FX carry could survive in uncertain times

NEW YORK | Thu Jun 10, 2010 4:21pm EDT

NEW YORK (Reuters) - A strategy to invest in high-yielding assets from developed economies using low interest rate currencies in so-called "carry trades" could still work in 2010 despite worries about the euro-zone debt crisis.

Carry trades tend to thrive in periods of economic expansion and low volatility and inflation. But during periods of uncertainty, these bets can be profitable, though require investors to be more nimble. If the situation in Europe deteriorates further, or any exogenous shock hits financial markets, profiting becomes harder.

Steven Englander, global head of FX strategy at Citigroup, said at the Reuters Investment Summit in New York that the bank's portfolio is "modestly long" higher-yielding currencies such as the Norwegian crown and the Australian, Canadian, and New Zealand dollars against the euro and yen.

The funding currencies in these trades are the euro and yen, which have rates of 1.0 percent and 0.1 percent respectively. Borrowings in the euro and yen are used to buy the Australian and New Zealand dollars, which have interest rates of 4.5 percent and 2.75 percent, two of the highest in the world. The Bank of Canada, on the other hand, has embarked on a tightening cycle. Canadian dollar rates have risen to 0.5 percent and are expected to keep going up.

"The reason we're confident about our risk trade is because there is no policymaker out there facing a double-dip recession in asset markets or in their economies," Englander said. "Moreover, policymakers will be very active in preventing a double-dip from occurring."

Englander says Europe will survive the crisis. He said in recent research that while many say the recent financial market crisis has damaged growth prospects, Citi's economic surprise index and other measures of confidence remain high for the euro zone.

STEADY EURO ZONE ECONOMIC INDICATORS

Even for the weakest of the euro zone countries, Englander said leading economic indicators have not "fallen out of bed," adding that the composite for Spain, Portugal, Greece and Ireland remains relatively firm and well above the lows of 2008.

Stable growth is important. If the euro zone were to slow further, rates would stay low, but volatility in the euro would increase, making it harder to profit from carry trades.

In addition to his call about a "no double-dip recession" in major global economies, the Citi strategist also pointed to low inflation in the Group of Three developed economies -- the United States, euro zone, and Japan, which should support carry trades.

Goldman Sachs' senior U.S. investment strategist Abby Joseph Cohen shares Englander's view on the global economy.

She said the United States is not facing a double-dip recession, with equities, another high-risk asset, expected to do well given low inflation.

An S&P 500 index level of 1,250-1,300 points .SPX "is fair value and achievable" over the next six to 12 months, Cohen said.
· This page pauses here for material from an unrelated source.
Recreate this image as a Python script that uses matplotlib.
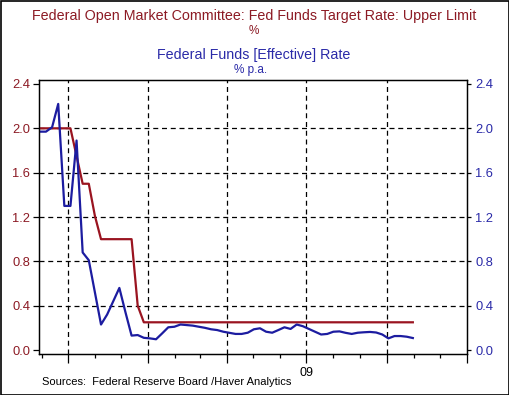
import matplotlib
matplotlib.use("Agg")
import matplotlib.pyplot as plt
import matplotlib.dates as mdates
import matplotlib.ticker as mticker
from matplotlib.patches import Rectangle
import pandas as pd
import datetime as dt

plt.rcParams['font.family'] = ['Liberation Sans', 'DejaVu Sans']

# Weekly observations (Aug 30, 2008 onward)
weeks = pd.date_range(start="2008-08-30", periods=62, freq="7D")

target_upper = [2.00, 2.00, 2.00, 2.00, 2.00, 2.00, 1.75, 1.50, 1.50, 1.21,
                1.00, 1.00, 1.00, 1.00, 1.00, 1.00, 0.40, 0.25, 0.25, 0.25,
                0.25, 0.25, 0.25, 0.25, 0.25, 0.25, 0.25, 0.25, 0.25, 0.25,
                0.25, 0.25, 0.25, 0.25, 0.25, 0.25, 0.25, 0.25, 0.25, 0.25,
                0.25, 0.25, 0.25, 0.25, 0.25, 0.25, 0.25, 0.25, 0.25, 0.25,
                0.25, 0.25, 0.25, 0.25, 0.25, 0.25, 0.25, 0.25, 0.25, 0.25,
                0.25, 0.25]

effective = [1.97, 1.97, 2.01, 2.22, 1.30, 1.30, 1.89, 0.88, 0.81, 0.52,
             0.23, 0.32, 0.44, 0.56, 0.34, 0.13, 0.135, 0.11, 0.105, 0.097,
             0.15, 0.205, 0.21, 0.23, 0.225, 0.22, 0.21, 0.20, 0.187, 0.18,
             0.165, 0.155, 0.145, 0.145, 0.156, 0.187, 0.196, 0.165, 0.156, 0.18,
             0.205, 0.19, 0.23, 0.215, 0.19, 0.165, 0.14, 0.145, 0.165, 0.168,
             0.155, 0.145, 0.156, 0.16, 0.163, 0.158, 0.14, 0.105, 0.126, 0.126,
             0.12, 0.108]

y_ticks = [0.0, 0.4, 0.8, 1.2, 1.6, 2.0, 2.4]
y_ticklabels = ["0.0", "0.4", "0.8", "1.2", "1.6", "2.0", "2.4"]
year_label = "09"

title1 = "Federal Open Market Committee: Fed Funds Target Rate: Upper Limit"
unit1 = "%"
title2 = "Federal Funds [Effective] Rate"
unit2 = "% p.a."
source = "Sources:  Federal Reserve Board /Haver Analytics"

RED = "#9a1420"
BLUE = "#1c1ca0"
RED_TXT = "#8c1a24"
BLUE_TXT = "#2a2aa8"

W, H = 510, 395
fig = plt.figure(figsize=(W / 100, H / 100), dpi=100)
fig.patch.set_facecolor("white")

L, R, T, B = 39, 467, 80, 354
ax = fig.add_axes([L / W, 1 - B / H, (R - L) / W, (B - T) / H])

ax.plot(weeks, target_upper, color=RED, lw=1.6, zorder=3)
ax.plot(weeks, effective, color=BLUE, lw=1.6, zorder=4)

ax.set_xlim(dt.date(2008, 8, 29), dt.date(2010, 1, 1))
ax.set_ylim(-0.036, 2.436)

# x ticks
ax.xaxis.set_major_locator(mdates.MonthLocator(bymonth=[1, 4, 7, 10]))
ax.xaxis.set_minor_locator(mdates.MonthLocator())

def xfmt(x, pos):
    d = mdates.num2date(x)
    return year_label if (d.year == 2009 and d.month == 7) else ""

ax.xaxis.set_major_formatter(mticker.FuncFormatter(xfmt))
ax.tick_params(axis="x", which="major", direction="out", length=6.5, width=0.9,
               pad=3, labelsize=9, colors="black")
ax.tick_params(axis="x", which="minor", direction="out", length=3, width=0.9)

ax.set_yticks(y_ticks)
ax.set_yticklabels(y_ticklabels)
ax.tick_params(axis="y", direction="out", length=4.3, width=0.9, pad=2,
               labelsize=9.3, labelcolor=RED_TXT)

# grid
for yv in y_ticks[1:-1]:
    ax.axhline(yv, color="black", lw=0.9, ls=(0, (4, 3)), zorder=1)
for d in [dt.date(2008, 10, 1), dt.date(2009, 1, 1), dt.date(2009, 4, 1),
          dt.date(2009, 7, 1), dt.date(2009, 10, 1)]:
    ax.axvline(d, color="black", lw=0.9, ls=(0, (4, 3)), zorder=1)

for s in ax.spines.values():
    s.set_linewidth(0.9)

ax2 = ax.twinx()
ax2.set_ylim(ax.get_ylim())
ax2.set_yticks(y_ticks)
ax2.set_yticklabels(y_ticklabels)
ax2.tick_params(axis="y", direction="out", length=3, width=0.9, pad=3,
                labelsize=9.3, labelcolor=BLUE_TXT)
for s in ax2.spines.values():
    s.set_linewidth(0.9)

# titles
fig.text(254 / W, 1 - 16 / H, title1, ha="center", va="center", fontsize=10.3, color=RED_TXT)
fig.text(254 / W, 1 - 31 / H, unit1, ha="center", va="center", fontsize=8.5, color=RED_TXT)
fig.text(254 / W, 1 - 55 / H, title2, ha="center", va="center", fontsize=10.3, color=BLUE_TXT)
fig.text(251 / W, 1 - 70 / H, unit2, ha="center", va="center", fontsize=8.5, color=BLUE_TXT)
fig.text(42 / W, 1 - 382 / H, source, ha="left", va="center", fontsize=8, color="black")

# outer border
fig.patches.append(Rectangle((0.5 / W, 0.5 / H), (W - 1.5) / W, (H - 1.5) / H,
                             transform=fig.transFigure, fill=False,
                             edgecolor="black", lw=1.2))

fig.savefig("out.png", dpi=100, facecolor="white")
On Thursday, the S&P 500 closed up almost 3 percent at 1,086.84.

Even the euro zone will be able to deal with the region's debt crisis, Cohen said, because there is "sufficient political determination" to ensure it survives.

In emerging markets, meanwhile, Barclays head of emerging market strategy Michael Gavin said valuation strategies -- determining which currencies are undervalued or overvalued based on certain metrics -- are more important in these uncertain times.

He likes most Asian currencies, which are undervalued by most measures, such as the Korean won. Amid tensions between the two Korean nations, the South Korean currency has been hammered in 2010, with year-to-date losses against the dollar of about 6.6 percent after gains of more than 8 percent last year.

But Gavin said the South Korean economy is moving toward full employment, boosting its economic outlook. He estimates that the U.S. dollar/Korean won exchange rate could hit 1,025.00 in 12 months. On Thursday, the currency pair strengthened by 0.3 percent to 1,250.40.

With respect to other currency investment strategies, Gavin doesn't think carry trades would work for emerging markets currencies given the expectation of more "shocks" out of Europe. Gavin says the euro-zone crisis has yet to be fully priced in emerging markets.